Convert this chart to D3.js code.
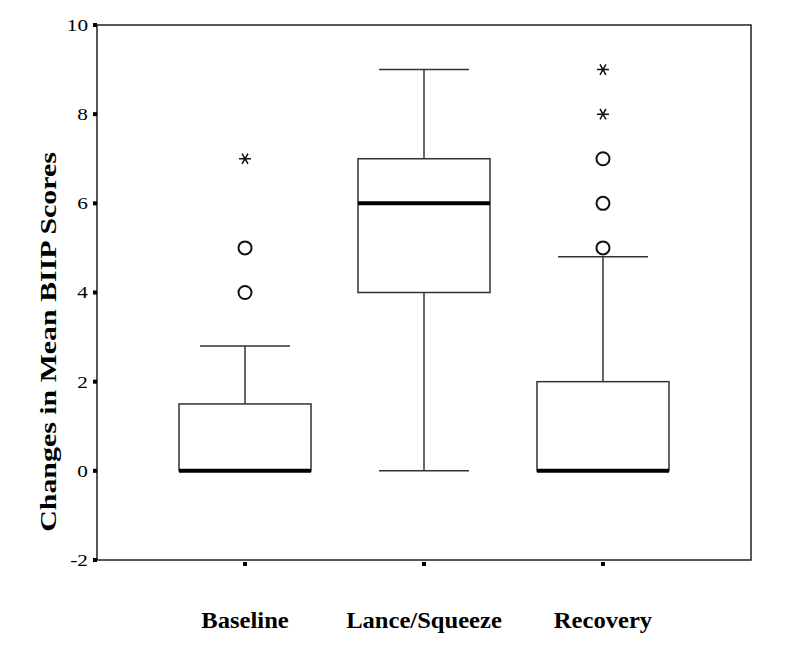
<!DOCTYPE html>
<html>
<head>
<meta charset="utf-8">
<script src="https://cdn.jsdelivr.net/npm/d3@7"></script>
<style>
  body { margin: 0; background: #fff; }
  text { font-family: "Liberation Serif", "Times New Roman", serif; fill: #000; }
</style>
</head>
<body>
<svg id="chart" width="800" height="649"></svg>
<script>
var categories = ["Baseline", "Lance/Squeeze", "Recovery"];
var q1 = [0, 4, 0];
var medians = [0, 6, 0];
var q3 = [1.5, 7, 2];
var whiskerLow = [0, 0, 0];
var whiskerHigh = [2.8, 9, 4.8];
var outliers = [[4, 5], [], [5, 6, 7]];
var extremes = [[7], [], [8, 9]];
var yTicks = [-2, 0, 2, 4, 6, 8, 10];

var svg = d3.select("#chart"),
    margin = {top: 25, right: 49, bottom: 89, left: 97},
    width = 800 - margin.left - margin.right,
    height = 649 - margin.top - margin.bottom;

var x = d3.scalePoint().domain(categories).range([0, width]).padding(0.827),
    y = d3.scaleLinear().domain([-2, 10]).range([height, 0]);

var g = svg.append("g")
    .attr("transform", "translate(" + margin.left + "," + margin.top + ")");

var boxW = 132, capW = 90;

var data = categories.map(function(c, i) {
  return {name: c, q1: q1[i], med: medians[i], q3: q3[i], lo: whiskerLow[i], hi: whiskerHigh[i],
          out: outliers[i], ext: extremes[i]};
});

// frame
g.append("rect")
    .attr("width", width).attr("height", height)
    .attr("fill", "none").attr("stroke", "#222").attr("stroke-width", 1.5);

var box = g.selectAll(".box").data(data).enter().append("g")
    .attr("class", "box")
    .attr("transform", function(d) { return "translate(" + x(d.name) + ",0)"; });

// whiskers
box.append("line")
    .attr("y1", function(d) { return y(d.q3); }).attr("y2", function(d) { return y(d.hi); })
    .attr("stroke", "#333").attr("stroke-width", 1.5);
box.append("line")
    .attr("y1", function(d) { return y(d.q1); }).attr("y2", function(d) { return y(d.lo); })
    .attr("stroke", "#333").attr("stroke-width", 1.5);
box.append("line")
    .attr("x1", -capW / 2).attr("x2", capW / 2)
    .attr("y1", function(d) { return y(d.hi); }).attr("y2", function(d) { return y(d.hi); })
    .attr("stroke", "#333").attr("stroke-width", 1.5);
box.append("line")
    .attr("x1", -capW / 2).attr("x2", capW / 2)
    .attr("y1", function(d) { return y(d.lo); }).attr("y2", function(d) { return y(d.lo); })
    .attr("stroke", "#333").attr("stroke-width", 1.5);

box.append("rect")
    .attr("x", -boxW / 2).attr("width", boxW)
    .attr("y", function(d) { return y(d.q3); })
    .attr("height", function(d) { return y(d.q1) - y(d.q3); })
    .attr("fill", "#fff").attr("stroke", "#333").attr("stroke-width", 1.5);

box.append("line")
    .attr("x1", -boxW / 2).attr("x2", boxW / 2)
    .attr("y1", function(d) { return y(d.med); }).attr("y2", function(d) { return y(d.med); })
    .attr("stroke", "#000").attr("stroke-width", 4);

// outliers
box.selectAll(".out").data(function(d) { return d.out; }).enter().append("circle")
    .attr("cy", function(v) { return y(v); })
    .attr("r", 6.5)
    .attr("fill", "#fff").attr("stroke", "#111").attr("stroke-width", 2);

var star = d3.symbol().type(d3.symbolAsterisk).size(100);
box.selectAll(".ext").data(function(d) { return d.ext; }).enter().append("path")
    .attr("d", star)
    .attr("transform", function(v) { return "translate(0," + y(v) + ") rotate(90)"; })
    .attr("fill", "none").attr("stroke", "#111").attr("stroke-width", 1.5);

// y axis ticks
var yAxis = g.append("g").attr("class", "axis axis--y");
yAxis.selectAll("rect").data(yTicks).enter().append("rect")
    .attr("x", -4).attr("y", function(v) { return y(v) - 2; })
    .attr("width", 4).attr("height", 4).attr("fill", "#000");
yAxis.selectAll("text").data(yTicks).enter().append("text")
    .attr("transform", function(v) { return "translate(-9," + y(v) + ") scale(1.25,1)"; })
    .attr("dy", "0.35em")
    .style("font-size", "17px")
    .style("text-anchor", "end")
    .text(function(v) { return v; });

// x axis ticks
var xAxis = g.append("g").attr("class", "axis axis--x")
    .attr("transform", "translate(0," + height + ")");
xAxis.selectAll("rect").data(categories).enter().append("rect")
    .attr("x", function(c) { return x(c) - 2; }).attr("y", 2)
    .attr("width", 4).attr("height", 4).attr("fill", "#000");
xAxis.selectAll("text").data(categories).enter().append("text")
    .attr("transform", function(c) { return "translate(" + x(c) + ",68) scale(1.07,1)"; })
    .style("font-size", "23px").style("font-weight", "bold")
    .style("text-anchor", "middle")
    .text(function(c) { return c; });

// y label
svg.append("text")
    .attr("transform", "translate(56,342) rotate(-90) scale(1.3,1)")
    .style("font-size", "23px").style("font-weight", "bold")
    .style("text-anchor", "middle")
    .text("Changes in Mean BIIP Scores");
</script>
</body>
</html>
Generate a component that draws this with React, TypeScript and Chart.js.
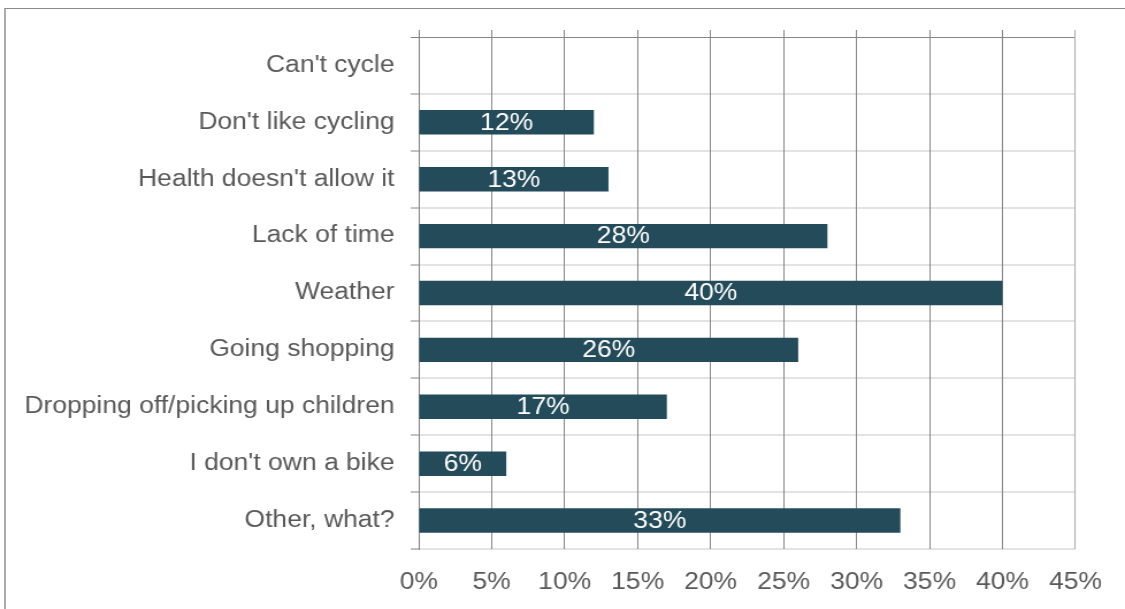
import React, { useEffect, useRef } from 'react';
import { Chart, registerables } from 'chart.js';

Chart.register(...registerables);

const categories = [
  "Can't cycle",
  "Don't like cycling",
  "Health doesn't allow it",
  'Lack of time',
  'Weather',
  'Going shopping',
  'Dropping off/picking up children',
  "I don't own a bike",
  'Other, what?',
];
const values = [0, 12, 13, 28, 40, 26, 17, 6, 33];
const xMin = 0;
const xMax = 45;
const xStep = 5;

const FONT = '"Liberation Sans", Arial, Helvetica, sans-serif';
const INTERNAL_W = 978;
const H = 609;

const gridDark = '#868686';
const gridLight = '#e3e3e3';
const gridEdge = '#aaaaaa';
const textGray = '#595959';
const barColor = '#244b5a';

const xGridColor = (ctx: any) => (ctx.tick && ctx.tick.value === xMax ? gridEdge : gridDark);

const barLabels = {
  id: 'barLabels',
  afterDatasetsDraw(chart: any) {
    const ctx = chart.ctx;
    const meta = chart.getDatasetMeta(0);
    ctx.save();
    ctx.fillStyle = '#ffffff';
    ctx.font = `23px ${FONT}`;
    ctx.textAlign = 'center';
    ctx.textBaseline = 'middle';
    meta.data.forEach((el: any, i: number) => {
      const v = values[i];
      if (!v) return;
      const { x, y, base } = el.getProps(['x', 'y', 'base'], true);
      ctx.fillText(`${v}%`, (x + base) / 2, y + 1);
    });
    ctx.restore();
  },
};

export default function App() {
  const ref = useRef<HTMLCanvasElement>(null);

  useEffect(() => {
    const chart = new Chart(ref.current as HTMLCanvasElement, {
      type: 'bar',
      data: {
        labels: categories,
        datasets: [
          {
            data: values,
            backgroundColor: barColor,
            barPercentage: 0.43,
            categoryPercentage: 1,
          },
        ],
      },
      options: {
        indexAxis: 'y',
        responsive: false,
        animation: false,
        devicePixelRatio: 1,
        layout: { padding: { left: 0, top: 30, right: 40, bottom: 0 } },
        plugins: { legend: { display: false }, tooltip: { enabled: false } },
        scales: {
          y: {
            type: 'category',
            position: 'left',
            offset: true,
            grid: {
              offset: true,
              color: (ctx: any) => (ctx.index === 0 ? gridDark : gridLight),
              lineWidth: (ctx: any) => (ctx.index === 0 ? 1 : 2),
              tickColor: gridDark,
              tickWidth: 1,
              tickLength: 7,
              drawTicks: true,
            },
            border: { display: true, color: gridDark, width: 1 },
            ticks: { color: textGray, font: { family: FONT, size: 23 }, padding: 14, autoSkip: false },
            afterFit: (s: any) => {
              s.width = 364;
            },
          },
          x: {
            type: 'linear',
            position: 'bottom',
            min: xMin,
            max: xMax,
            ticks: {
              stepSize: xStep,
              callback: (v: any) => `${v}%`,
              color: textGray,
              font: { family: FONT, size: 23 },
              padding: 20,
              maxRotation: 0,
              autoSkip: false,
            },
            grid: { color: xGridColor, lineWidth: 1, drawTicks: false },
            border: { display: false },
            afterFit: (s: any) => {
              s.height = 60;
            },
          },
          x2: {
            type: 'linear',
            position: 'top',
            min: xMin,
            max: xMax,
            ticks: { stepSize: xStep, display: false },
            grid: { color: xGridColor, lineWidth: 1, drawOnChartArea: false, drawTicks: true, tickLength: 7 },
            border: { display: false },
            afterFit: (s: any) => {
              s.height = 7;
            },
          },
        },
      } as any,
      plugins: [barLabels],
    });
    return () => chart.destroy();
  }, []);

  return (
    <div
      style={{
        position: 'fixed',
        left: 0,
        top: 0,
        width: 1125,
        height: H,
        background: '#ffffff',
        overflow: 'hidden',
      }}
    >
      <canvas
        ref={ref}
        width={INTERNAL_W}
        height={H}
        style={{ position: 'absolute', left: 0, top: 0, width: '1125px', height: `${H}px`, display: 'block' }}
      />
      <div
        style={{
          position: 'absolute',
          left: 4,
          top: 8,
          right: -10,
          bottom: -10,
          borderTop: '1px solid #8a8a8a',
          borderLeft: '2px solid #ababab',
          pointerEvents: 'none',
        }}
      />
    </div>
  );
}
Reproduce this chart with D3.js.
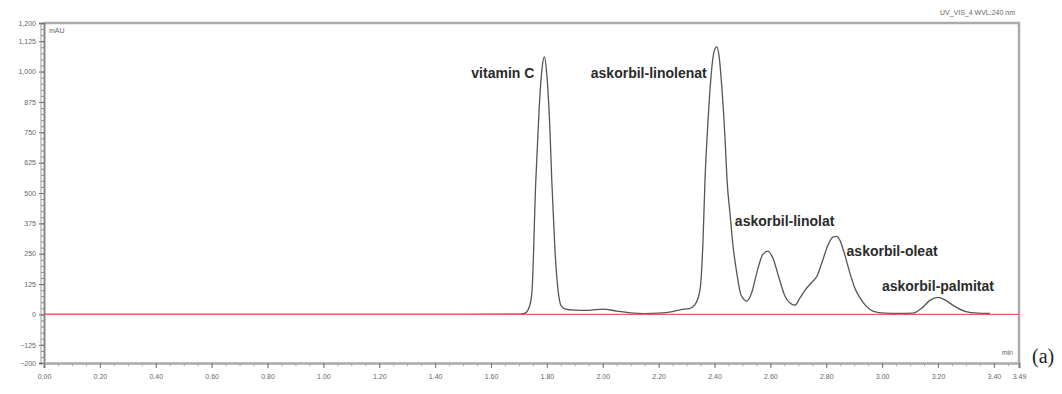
<!DOCTYPE html>
<html>
<head>
<meta charset="utf-8">
<script src="https://cdn.jsdelivr.net/npm/d3@7"></script>
<style>
  body { margin: 0; background: #fff; }
  svg { display: block; font-family: "Liberation Sans", Arial, sans-serif; }
  .tick text { fill: #666; font-size: 7px; }
</style>
</head>
<body>
<svg id="chart" width="1062" height="394"></svg>
<script>
// chromatogram trace (time in min, signal in mAU)
const times = [0.00, 0.30, 0.60, 0.90, 1.20, 1.50, 1.70, 1.722, 1.739, 1.747, 1.760, 1.772, 1.782, 1.791,
  1.800, 1.811, 1.818, 1.829, 1.840, 1.850, 1.865, 1.90, 1.95, 2.00, 2.05, 2.10, 2.15, 2.20, 2.25,
  2.28, 2.31, 2.33, 2.348, 2.359, 2.366, 2.377, 2.388, 2.398, 2.408, 2.416, 2.427, 2.438, 2.445,
  2.456, 2.466, 2.481, 2.495, 2.516, 2.534, 2.552, 2.573, 2.591, 2.609, 2.631, 2.652, 2.670, 2.688,
  2.706, 2.727, 2.749, 2.767, 2.785, 2.806, 2.824, 2.837, 2.849, 2.867, 2.885, 2.903, 2.920, 2.942,
  2.967, 3.010, 3.060, 3.110, 3.142, 3.171, 3.200, 3.228, 3.260, 3.296, 3.343, 3.386];
const signal = [0, 0, 0, 0, 0, 0, 1, 5, 38, 100, 540, 840, 1005, 1060,
  985, 760, 540, 265, 100, 38, 22, 18, 17, 22, 14, 6, 3, 5, 12,
  20, 24, 40, 100, 305, 552, 800, 985, 1080, 1102, 1068, 924, 718, 552,
  410, 286, 162, 80, 55, 92, 174, 247, 261, 232, 150, 76, 47, 38,
  68, 104, 133, 158, 215, 285, 318, 321, 305, 243, 169, 107, 70, 35,
  14, 5, 4, 5, 26, 58, 70, 58, 33, 13, 5, 4];

const peakNames = ["vitamin C", "askorbil-linolenat", "askorbil-linolat", "askorbil-oleat", "askorbil-palmitat"];
const peakTimes = [1.791, 2.408, 2.591, 2.837, 3.200];
const peakHeights = [1060, 1102, 261, 321, 70];

const yTickValues = [1200, 1125, 1000, 875, 750, 625, 500, 375, 250, 125, 0, -125, -200];
const xTickValues = [0, 0.2, 0.4, 0.6, 0.8, 1.0, 1.2, 1.4, 1.6, 1.8, 2.0, 2.2, 2.4, 2.6, 2.8, 3.0, 3.2, 3.4, 3.49];

const svg = d3.select("#chart");
const plot = {left: 44, right: 1019, top: 23, bottom: 363};

const x = d3.scaleLinear().domain([0, 3.49]).range([plot.left, plot.right]);
const y = d3.scaleLinear().domain([-200, 1200]).range([plot.bottom, plot.top]);

// frame (top + right)
svg.append("path")
    .attr("d", `M${plot.left},${plot.top}H${plot.right}V${plot.bottom}`)
    .attr("fill", "none")
    .attr("stroke", "#aaa")
    .attr("stroke-width", 2.5);

// minor ticks
svg.append("g")
    .attr("transform", `translate(${plot.left},0)`)
    .call(d3.axisLeft(y).tickValues(d3.range(-200, 1201, 25)).tickSize(3).tickFormat(""))
    .call(g => g.select(".domain").remove())
    .call(g => g.selectAll("line").attr("stroke", "#888"));
svg.append("g")
    .attr("transform", `translate(0,${plot.bottom})`)
    .call(d3.axisBottom(x).tickValues(d3.range(0, 3.49, 0.05)).tickSize(3).tickFormat(""))
    .call(g => g.select(".domain").remove())
    .call(g => g.selectAll("line").attr("stroke", "#999"));

// major axes
const yAxis = svg.append("g")
    .attr("transform", `translate(${plot.left},0)`)
    .call(d3.axisLeft(y).tickValues(yTickValues).tickSize(5).tickPadding(3).tickFormat(d3.format(",")));
yAxis.select(".domain").attr("stroke", "#888").attr("stroke-width", 2);
yAxis.selectAll(".tick line").attr("stroke", "#666");

const xAxis = svg.append("g")
    .attr("transform", `translate(0,${plot.bottom})`)
    .call(d3.axisBottom(x).tickValues(xTickValues).tickSize(5).tickPadding(6).tickFormat(d3.format(".2f")));
xAxis.select(".domain").attr("stroke", "#aaa").attr("stroke-width", 2.5);
xAxis.selectAll(".tick line").attr("stroke", "#777");

// second thin line on the left axis
svg.append("line")
    .attr("x1", plot.left - 3).attr("x2", plot.left - 3)
    .attr("y1", plot.top).attr("y2", plot.bottom)
    .attr("stroke", "#999").attr("stroke-width", 1);

// units + channel name
svg.append("text").attr("x", plot.left + 5).attr("y", plot.top + 10)
    .attr("font-size", 7).attr("fill", "#666").text("mAU");
svg.append("text").attr("x", plot.right - 6).attr("y", plot.bottom - 8)
    .attr("text-anchor", "end").attr("font-size", 7).attr("fill", "#666").text("min");
svg.append("text").attr("x", plot.right - 4).attr("y", plot.top - 8)
    .attr("text-anchor", "end").attr("font-size", 7).attr("fill", "#666").text("UV_VIS_4 WVL:240 nm");

// trace
const trace = times.map((t, i) => ({t: t, v: signal[i]}));
svg.append("path")
    .datum(trace)
    .attr("fill", "none")
    .attr("stroke", "#555")
    .attr("stroke-width", 1.3)
    .attr("d", d3.line().x(d => x(d.t)).y(d => y(d.v)).curve(d3.curveMonotoneX));

// baseline, drawn over the trace
svg.append("line")
    .attr("x1", x(0)).attr("x2", x(3.49))
    .attr("y1", y(0)).attr("y2", y(0))
    .attr("stroke", "#e26060").attr("stroke-width", 1.3);

// peak labels, offsets in px relative to the peak apex
const labelOffsets = [[-10, 21, "end"], [-10, 31, "end"], [-33, -25, "start"], [10, 20, "start"], [0, -6, "middle"]];
svg.append("g")
  .selectAll("text")
  .data(peakNames)
  .join("text")
    .attr("x", (d, i) => x(peakTimes[i]) + labelOffsets[i][0])
    .attr("y", (d, i) => y(peakHeights[i]) + labelOffsets[i][1])
    .attr("text-anchor", (d, i) => labelOffsets[i][2])
    .attr("font-size", 14)
    .attr("font-weight", "bold")
    .attr("fill", "#2a2a2a")
    .text(d => d);

svg.append("text")
    .attr("x", 1032).attr("y", 363)
    .attr("font-family", "'Liberation Serif', serif")
    .attr("font-size", 20)
    .attr("fill", "#222")
    .text("(a)");
</script>
</body>
</html>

------------------------------------------------------------

_Work to be completed_: Keep the pictures out, and extract only the lines that begin at the one containing "Generate a component" and end at the one containing "const xGridColor = (ctx: any)", inclusive.

_Final result_:
Generate a component that draws this with React, TypeScript and Chart.js.
import React, { useEffect, useRef } from 'react';
import { Chart, registerables } from 'chart.js';

Chart.register(...registerables);

const categories = [
  "Can't cycle",
  "Don't like cycling",
  "Health doesn't allow it",
  'Lack of time',
  'Weather',
  'Going shopping',
  'Dropping off/picking up children',
  "I don't own a bike",
  'Other, what?',
];
const values = [0, 12, 13, 28, 40, 26, 17, 6, 33];
const xMin = 0;
const xMax = 45;
const xStep = 5;

const FONT = '"Liberation Sans", Arial, Helvetica, sans-serif';
const INTERNAL_W = 978;
const H = 609;

const gridDark = '#868686';
const gridLight = '#e3e3e3';
const gridEdge = '#aaaaaa';
const textGray = '#595959';
const barColor = '#244b5a';

const xGridColor = (ctx: any) => (ctx.tick && ctx.tick.value === xMax ? gridEdge : gridDark);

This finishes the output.